Georgetown University’s Newspaper of Record since 1920

The Hoya

Georgetown University’s Newspaper of Record since 1920

The Hoya

Georgetown University’s Newspaper of Record since 1920

The Hoya

College Admissions Look to Socioeconomic Factors

On April 22, the Supreme Court ruled to uphold Michigan’s 2006 decision — which was supported by 58 percent of voters — to ban consideration of race or sex in public education and employment, a victory for states’ rights.

In a 6-2 vote, the justices ruled in Schuette v. Coalition to Defend Affirmative Action that a lower court did not have the power to overrule Michigan’s affirmative action ban, upholding Michigan’s ruling that colleges may not give “preferential treatment to any individual or group on the basis of race, sex, color, ethnicity or national origin.”

The foundation of the Michigan case rested on the assertion that affirmative action is discrimination against white people and thus a violation of the 14th Amendment.

Since the 14th Amendment applies only to state laws, private universities like Georgetown are exempt from any legal basis that threatens affirmative action in admissions. Georgetown Dean of Undergraduate Admissions Charles Deacon identified a clear correlation between the prohibition of affirmative action and a reduction in diversity.

“I think the evidence is very clear. In the states that have adopted these policies, the number of African-American and Latino students enrolled in state universities has shrunk significantly,” Deacon said.

McCourt School of Public Policy professor Harry Holzer explained that the ruling focused more on whether or not a popular referendum has the power to make those kinds of decisions, rather than on the fairness of affirmative action as a practice.

“This ruling was not about whether affirmative action at the University of Michigan should be allowed to exist,” he said. “The issue was whether a popular referendum is allowed to ban affirmative action.”

Justice Sonia Sotomayor publicly spoke out against the decision as a step back for equal rights in a 58-page dissent.

“Today’s decision eviscerates an important strand of our equal protection jurisprudence,” Sotomayor wrote in a dissent.

Ada Meloy, General Counsel for the American Council of Education, also disagreed with the decision. The ACE submitted an amicus brief to the Supreme Court stressing their hope that the Supreme Court would respect its 2009 decision in University of Texas v. Fisher, which maintained that the University of Texas had the right to consider race in its admissions process.

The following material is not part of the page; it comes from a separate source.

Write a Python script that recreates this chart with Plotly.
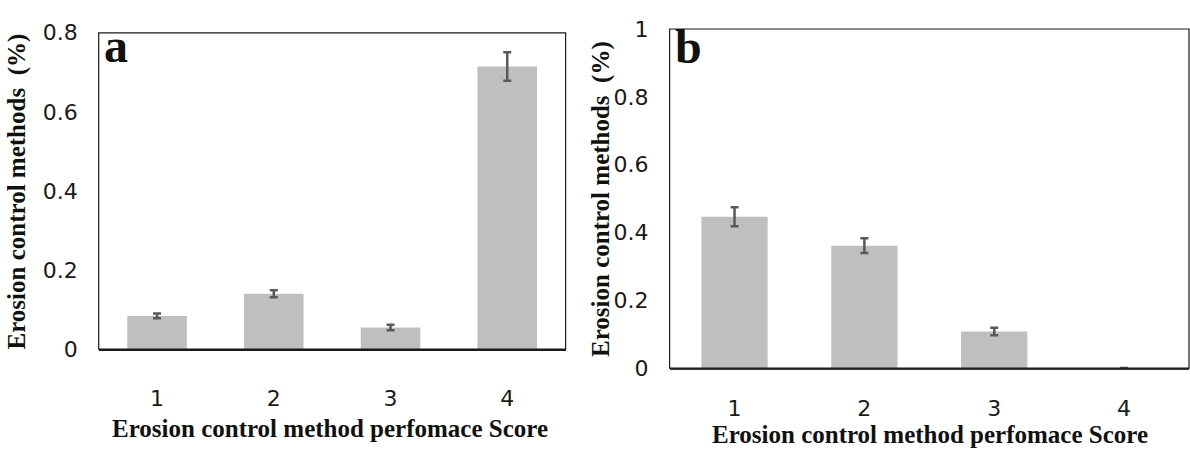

“We were pleased that the court did not take away that ability of institutions, but disappointed that it allowed the ban to survive in Michigan,” Meloy said.

Holzer expressed concern over the decision, as it relates to the future of affirmative action as well as the power of popular referendum to make decisions.

“You know you could make a case that it’s important to respect the popular majorities, but if you had done that in the South, you never would have gotten rid of Jim Crow laws and all that,” Holzer said.

Deacon agreed that the future of affirmative action in public universities is beginning to look grim.

“You could say it has a chilling effect on the idea of affirmative action overall,” Deacon said.

Now that eight states including Michigan have placed restraints on affirmative action in public higher education admissions, state universities will begin to look at other ways to create a more diverse student body other than looking at race.

Holzer, who supports affirmative action as a policy in higher education, addressed the psychology behind the voters’ call.

“A lot of middle-income white people think that — they know that minority kids can get in with lower grades and lower test scores, and that makes them really angry. They feel that they’re the victims of discrimination. It’s sort of a narrow view,” Holzer said.

As schools now barred from consideration of race in admissions must alter their methods to include more socioeconomic diversity, Deacon said that Georgetown’s admission process has also begun to change to focus more on leveling the playing field for students who had access to fewer resources but does not neglect lower-income white students, a demographic that is left out from affirmative action.

“The way we think about affirmative action began to shift back in the [2004-2006] period, especially when we began starting to expand what I consider our affirmative action, to socio-economic as opposed to race … how do we think about putting the thumb on the scale to level the playing field as best we can for everyone,” Deacon said. “It has an ability to respond in a wider way but it also doesn’t leave people behind.”